Crude oil futures in the August contract have traded higher for the 7th consecutive trading session are currently at 45.34 after settling last Friday in New York at 43.01 a barrel up about $2.30 for the trading week right at a 2 week high. I have not been involved in crude oil for quite some time. The energy sector had a positive week with the U.S dollar down around 150 points helping support prices, and crude is now trading above its 20 day moving average for the 1st time in awhile, but still below its 100 day and this trend remains mixed so avoid this sector. Oil prices bottomed out on June 21st around 42.05, and I'm still not bullish the energy sector. I still think lower prices are ahead as U.S rig counts continue to increase on a weekly basis as the U.S will become a net exporter which means we will rely less on Mideast oil which is a great thing for U.S security and a great thing for prices. Gasoline and heating oil which are byproducts of crude oil also have rallied this week, and they remain very bearish as gas prices at the pump for the Fourth of July weekend are the lowest in 12 years. I paid a $1.96 just the other day.
Trend: Mixed
Chart Structure: Solid

Get our Current Market Movement, Trade Triangle and Futures Updates

Gold futures in the August contract settled last Friday in New York at 1,256 an ounce while currently trading at 1,243 down about $13 for the trading week. I'm currently not involved in this market, but I do think lower prices are ahead despite the fact that the U.S dollar was down about 150 points this week, but was still unable to lend any support to gold prices. Gold is still trading below its 20 and 100 day moving average telling you that the short term trend is lower, if you are short a futures contract place the stop loss at the 10 day high which stands at 1,260. The chart structure is solid with the next level of support at 1,235, and if that is broken, I think we could retest the 1,200 level rather quickly. I do not have any precious metal recommendations. I still believe that they remain weak except for copper prices which have broken out to the upside. Gold remains relatively nonvolatile over the last several weeks, and we need some fresh fundamental news such as interest rate hikes or global geopolitical problems to start pushing prices in either direction.
Trend: Lower
Chart Structure: Solid

Silver futures in the September contract are currently trading at 16.65 an ounce unchanged this Friday afternoon after settling last Friday in New York at 16.70 unchanged for the week with extremely low volatility. Prices have nothing fundamentally speaking to push prices up or down at present. Silver is still trading below it's 20 and 100 day moving average as this trend remains to the downside despite the U.S dollar being down about 150 points which help support silver prices, but this market remains weak as there's very little demand despite historically low prices. The next major level support is 16.40 and if that is broken prices could retest the May 9th low of 16.12. The commodity markets remain weak despite small rallies across the board. The only exception is the wheat market which is being propelled by exceptional droughts in the Dakotas sending massive volatility into that market.

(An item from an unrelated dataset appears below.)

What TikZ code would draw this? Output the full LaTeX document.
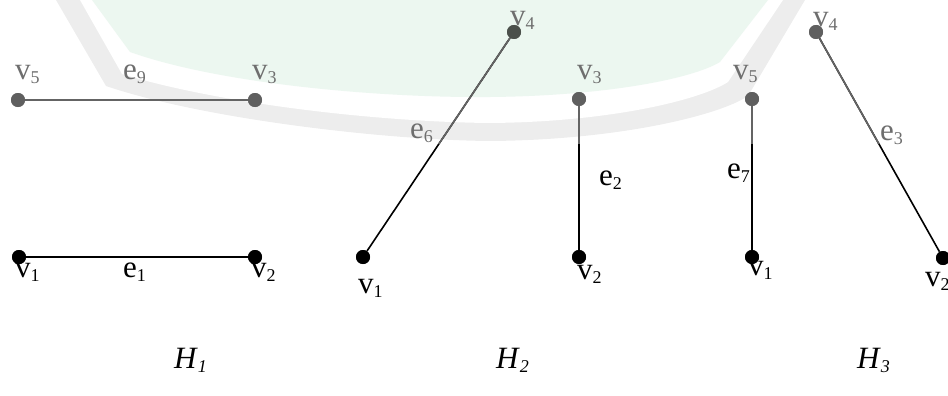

Silver prices have remained extremely choppy in 2017 as we have been trading between 16/18 for many months so I'd avoid this market in my opinion & look at other markets that are beginning to trend with higher volatility.
Trend: Lower
Chart Structure: Solid

Coffee futures settled last Friday in New York at 123.00 a pound while currently trading at 126 up about 300 points for the trading week right at a two week high as a possible spike bottom may have occurred on June 22nd at the 115.50 level. Prices are now trading above their 20 day, but still below their 100 day moving average as this trend remains mixed in my opinion. Coffee has entered their frost season in Brazil and rumors of colder temperatures have pushed up prices in recent days. This market has been bearish over the last several months, but everything comes to an end, and I avoided this market. I wrote about in many previous blogs I was not going to take a short position as I'm still looking at a possible bullish position if prices hit a four week high as the chart structure is solid. My only soft commodity recommendation is a bearish position in the cotton market as traders await the highly anticipated USDA crop report which will be released at 11 o'clock today. It will certainly send high volatility across the board so avoid this market and look at other scenarios with a better risk/reward scenario. I still think coffee prices remain choppy over the next several weeks.
Trend: Mixed
Chart Structure: Solid

For more calls on this week's commodity trades like Dow Jones Industrial, Cotton and more....Just Click Here!



Sunday, June 18, 2017

Mike Seery's Weekly Futures Recap - Crude Oil, Natural Gas, Gold, Sugar and More

It's time once again to check in with our trading partner Michael Seery. We've asked him to give our readers a recap of the this weeks futures markets and give us some insight on where he sees the markets headed this week. Mike has been a senior analyst for close to 15 years and has extensive knowledge of all of the commodity and option markets.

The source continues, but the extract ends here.